Wednesday, October 12, 2016

Different Company Name, Same BS; Loan Servicer To Cough Up $1.4 Million To Settle State AG's Lawsuit Alleging It Called Overdue Borrowers More Than Twice/Week, Failing To Verify Debts Before Commencing Foreclosure, Both In Violation Of Massachusetts Law

In Boston, Massachusetts, The Boston Globe reports:
  • Following a series of debt collection lawsuits and settlements, including one announced [last month] by Attorney General Maura Healey, consumer advocates are calling for tighter state regulations over the industry.

    On Wednesday [Sept. 28], Healey’s office announced that a Florida mortgage company agreed to pay the state $1.4 million to settle allegations it violated Massachusetts debt collection laws, including calling overdue borrowers as many as 12 times a day.

    Ditech Financial LLC tried to collect on more than 5,000 delinquent Massachusetts mortgage accounts since 2012 using tactics that violated state law, including calling borrowers as many as 12 times a day, Healey said.
    “It is big-volume business right now,” said Margaret Miley, an adviser for the Midas Collaborative, an Allston-based network of community groups. “There needs to be more done to regulate this growing industry.”

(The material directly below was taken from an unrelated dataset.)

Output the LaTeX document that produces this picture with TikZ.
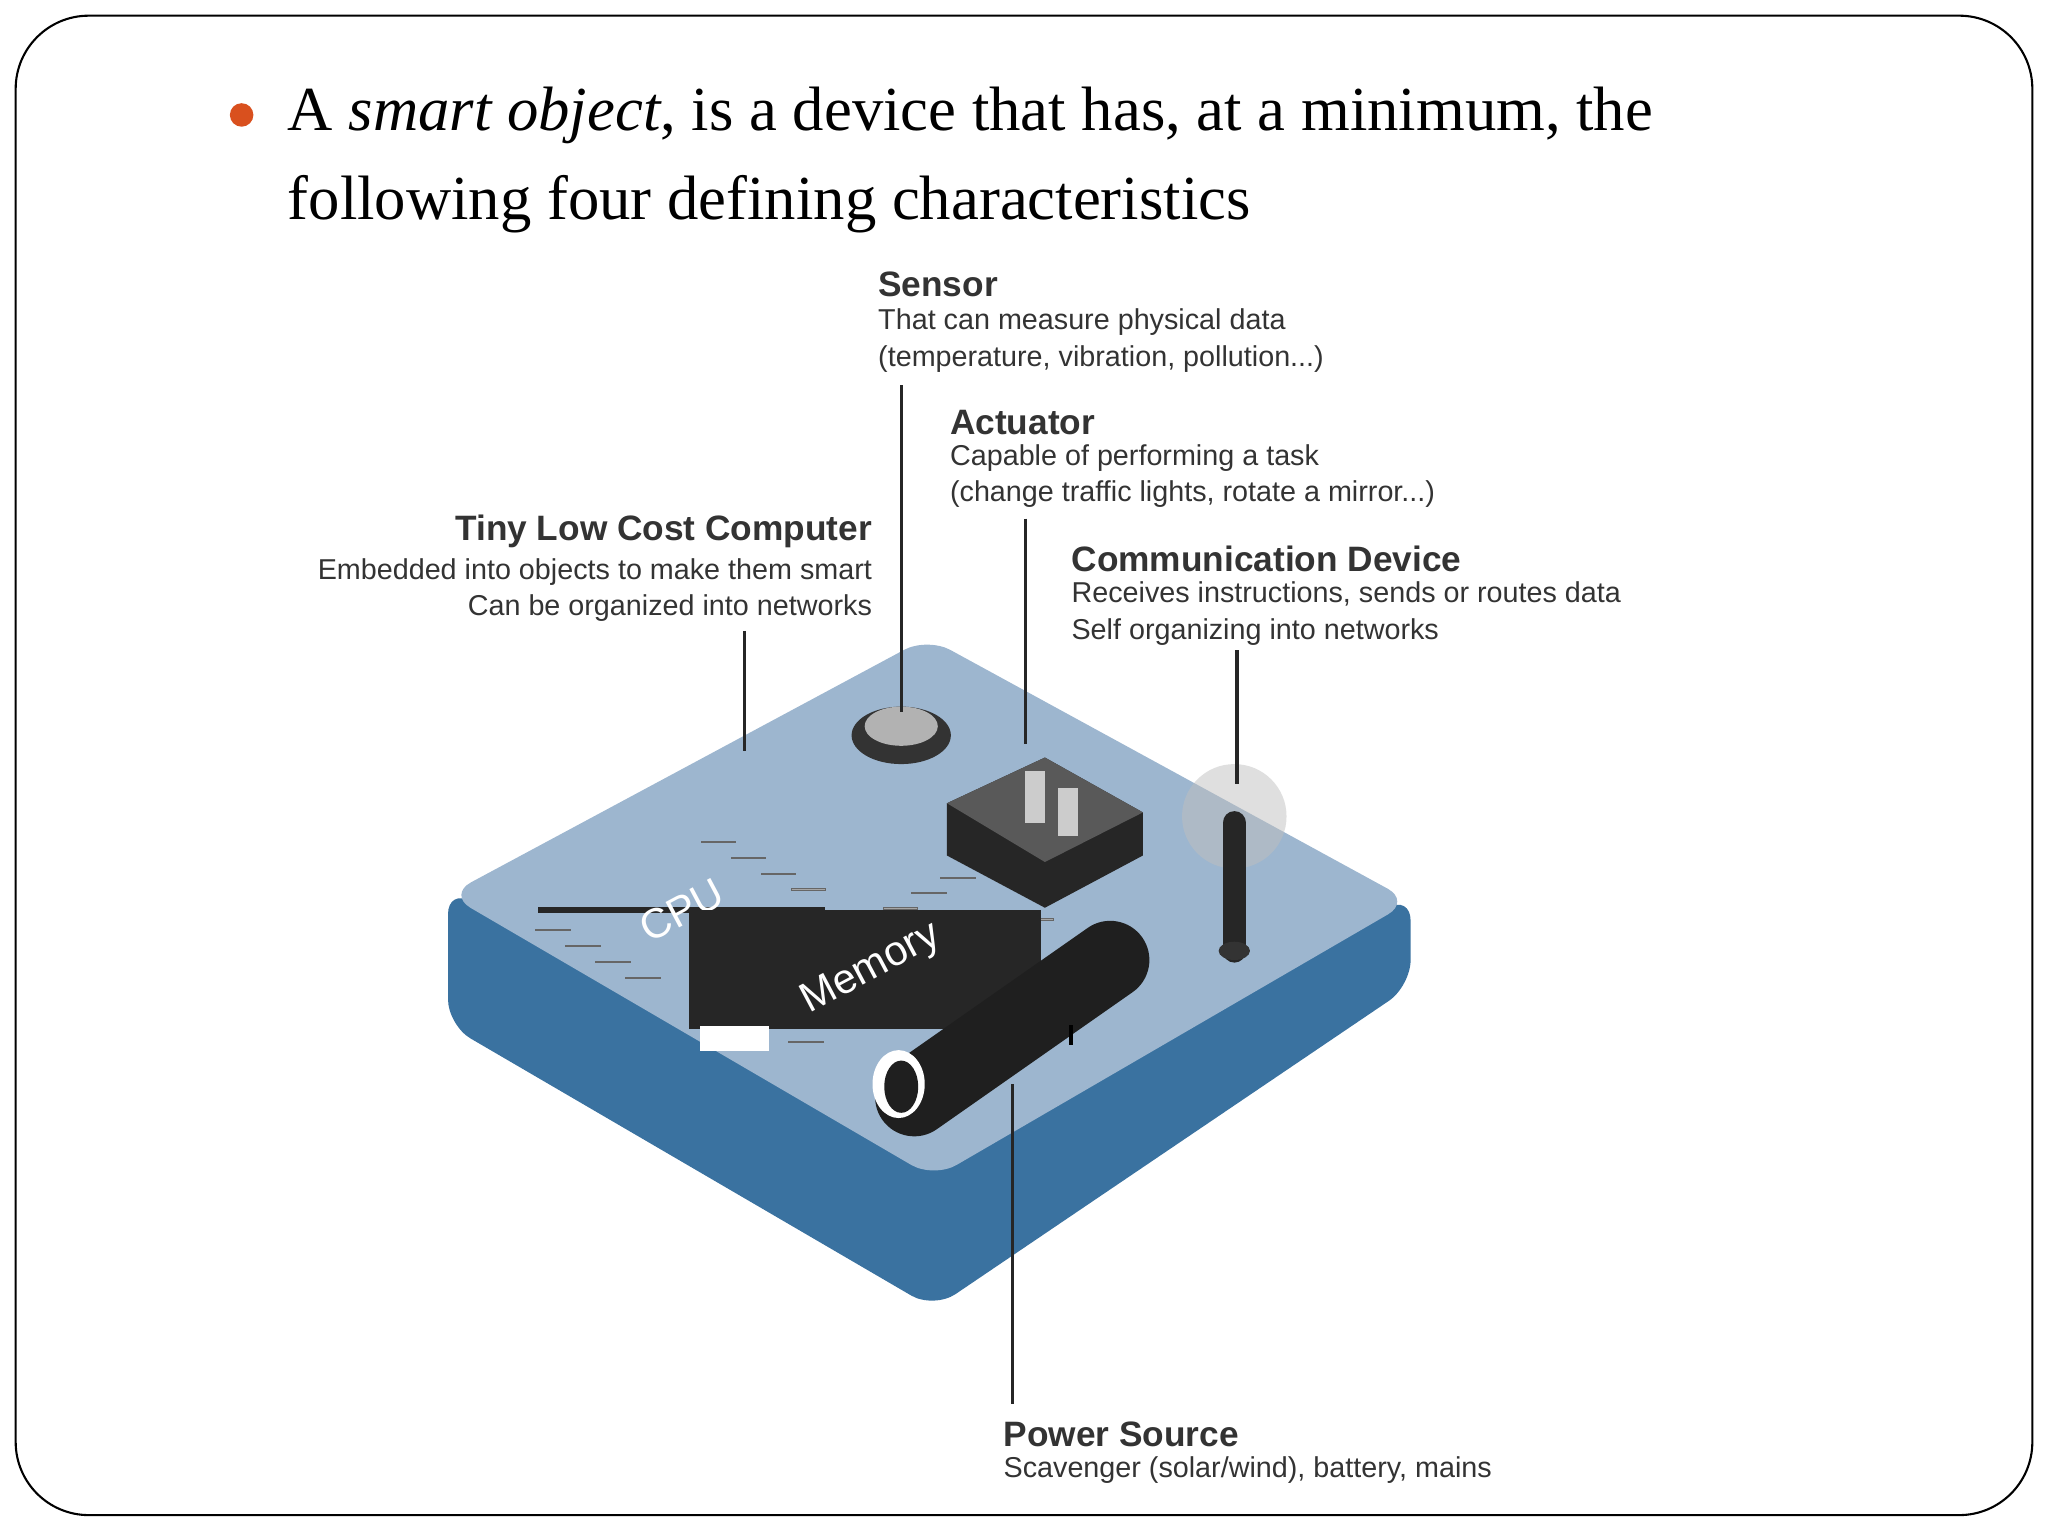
\documentclass[tikz,border=0pt]{standalone}
\usepackage{fontspec}
\setmainfont{Liberation Serif}
\setsansfont{Liberation Sans}
\usetikzlibrary{shapes.geometric}
\definecolor{topc}{HTML}{9DB6CF}
\definecolor{sidec}{HTML}{3A72A0}
\definecolor{bul}{HTML}{D9501E}
\definecolor{txt}{HTML}{333333}
\tikzset{
  hd/.style={font=\sffamily\bfseries\fontsize{13.5}{15}\selectfont,text=txt,inner sep=0pt},
  bd/.style={font=\sffamily\fontsize{11}{14}\selectfont,text=txt,inner sep=0pt,align=left},
  lead/.style={line width=1.3pt,black!85},
  pin/.style={fill=gray!70,draw=black!60,line width=0.3pt},
  iso/.style={x={(0.44pt,0.235pt)},y={(0.44pt,-0.235pt)}}
}
\begin{document}
\begin{tikzpicture}[x=0.5pt,y=-0.5pt]
\useasboundingbox (0,0) rectangle (1568,1176);
\draw[line width=0.8pt,rounded corners=28pt] (12,12) rectangle (1556,1160);
\fill[bul] (185,88) circle (9);
\node[anchor=north west,align=left,inner sep=0pt,font=\fontsize{24}{34}\selectfont] (title) at (220,66)
 {A \textit{smart object}, is a device that has, at a minimum, the\\following four defining characteristics};
% board
\fill[sidec,rounded corners=10pt] (343,680) -- (715,897) -- (1080,685) -- (1080,755) -- (715,1002) -- (343,785) -- cycle;
\fill[topc,rounded corners=10pt] (343,685) -- (710,488) -- (1080,690) -- (715,902) -- cycle;
% CPU
\begin{scope}[shift={(522,697)}]
\begin{scope}[iso]
 \foreach \j in {-40,-14,12,38}{
  \fill[pin] (-80,\j-7) rectangle (-64,\j+7);
  \fill[pin] (64,\j-7) rectangle (80,\j+7);}
 \fill[black!85] (-65,-60) rectangle (65,60);
\end{scope}
 \node[text=white,font=\sffamily\fontsize{16}{16}\selectfont,rotate=28] (cpu) at (0,0) {CPU};
\end{scope}
% Memory
\begin{scope}[shift={(662,742)}]
\begin{scope}[iso]
 \foreach \i in {-85,-60,...,115}{
  \fill[pin] (\i-7,-42) rectangle (\i+7,-26);
  \fill[pin] (\i-7,26) rectangle (\i+7,42);}
 \fill[black!85] (-125,-28) rectangle (125,28);
 \fill[white] (-118,-25) rectangle (-108,25);
\end{scope}
 \node[text=white,font=\sffamily\fontsize{16}{16}\selectfont,rotate=28] (mem) at (5,0) {Memory};
\end{scope}
% sensor
\fill[black!80] (690,563) ellipse (38 and 22);
\fill[gray!60] (690,556) ellipse (28 and 15);
\coordinate (sens) at (690,545);
% actuator
\fill[black!85] (725,615) -- (800,580) -- (875,622) -- (875,655) -- (800,695) -- (725,655) -- cycle;
\fill[black!65] (725,615) -- (800,580) -- (875,622) -- (800,660) -- cycle;
\fill[gray!40] (785,590) rectangle (800,630);
\fill[gray!40] (810,603) rectangle (825,640);
\coordinate (act) at (785,570);
% antenna
\fill[gray!50,opacity=0.5] (945,625) circle (40);
\draw[line width=9pt,line cap=round,black!85] (945,630) -- (945,728);
\fill[black!80] (945,728) ellipse (12 and 7);
\coordinate (ant) at (947,600);
% power source
\draw[line width=30pt,line cap=round,black!88] (700,840) -- (850,735);
\fill[white] (688,830) ellipse (20 and 26);
\fill[black!88] (690,832) ellipse (13 and 20);
\draw[line width=1.5pt] (820,785) -- (820,800);
\coordinate (pwr) at (775,830);
% labels
\node[hd,anchor=south west] (sH) at (672,228) {Sensor};
\node[bd,anchor=north west] (sB) at (672,236) {That can measure physical data\\(temperature, vibration, pollution...)};
\node[hd,anchor=south west] (aH) at (727,333) {Actuator};
\node[bd,anchor=north west] (aB) at (727,340) {Capable of performing a task\\(change traffic lights, rotate a mirror...)};
\node[hd,anchor=south east] (tH) at (668,420) {Tiny Low Cost Computer};
\node[bd,anchor=north east,align=right] (tB) at (668,427) {Embedded into objects to make them smart\\Can be organized into networks};
\node[hd,anchor=south west] (cH) at (820,438) {Communication Device};
\node[bd,anchor=north west] (cB) at (820,445) {Receives instructions, sends or routes data\\Self organizing into networks};
\node[hd,anchor=south west] (pH) at (768,1108) {Power Source};
\node[bd,anchor=north west] (pB) at (768,1115) {Scavenger (solar/wind), battery, mains};
% leads
\coordinate (tc) at (570,575);
\draw[lead] (570,483) -- (tc);
\draw[lead] (690,295) -- (sens);
\draw[lead] (785,397) -- (act);
\draw[lead] (947,498) -- (ant);
\draw[lead] (pwr) -- (775,1075);
\end{tikzpicture}
\end{document}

    Healey’s office and officials with the Division of Banks are debating whether to further regulate the industry and held their first hearing on the issue earlier this month.

    Healey’s settlement with Ditech will probably fuel that discussion.

    Healey described Ditech’s practices as “abusive” and said the company’s calls to borrowers exceeded the two calls a week allowed by state law.

    Homeowners also went into foreclosure without receiving the appropriate and timely information about their debt, Healey alleged.(1)
    Ditech, which used to be known as Green Tree Servicing LLC, was not immediately available for comment. Green Tree had its own share of regulatory problems. In April 2015, Green Tree paid $63 million in fines and restitution after the federal Consumer Financial Protection Agency and the Federal Trade Commission said the company failed to honor prior loan modifications, demanded payments before notifying borrowers of their options, and made false threats and repeated calls to borrowers who had fallen behind.
For the story, see Advocates seek more limits on debt collectors.
(1) According to the Massachusetts Attorney General's office:
  • [T]he AG’s Office also found that Ditech failed to notify borrowers of their right to seek detailed information regarding their mortgage debt. Under state law, mortgage borrowers have the right to verify the amounts owed on a debt in collection and to confirm that the party seeking to collect on the debt has the legal right to do so.

    Particularly where mortgage loans are frequently transferred from servicer to servicer and sold from party to party, state law protects the rights of consumers to access information relating to their debt. Ditech’s alleged failure to issue required debt validation notices deprived consumers of their rights and their opportunity to seek information regarding their own mortgage loans.
See National Company Pays $1.4 Million, Strengthens Policies over Abusive Debt Collection Practices (Conduct Allegedly Affected More than 5,000 Accounts in Massachusetts; Allegations Include Making High Volume Collection Calls, Failure to Provide Debt Validation Notices).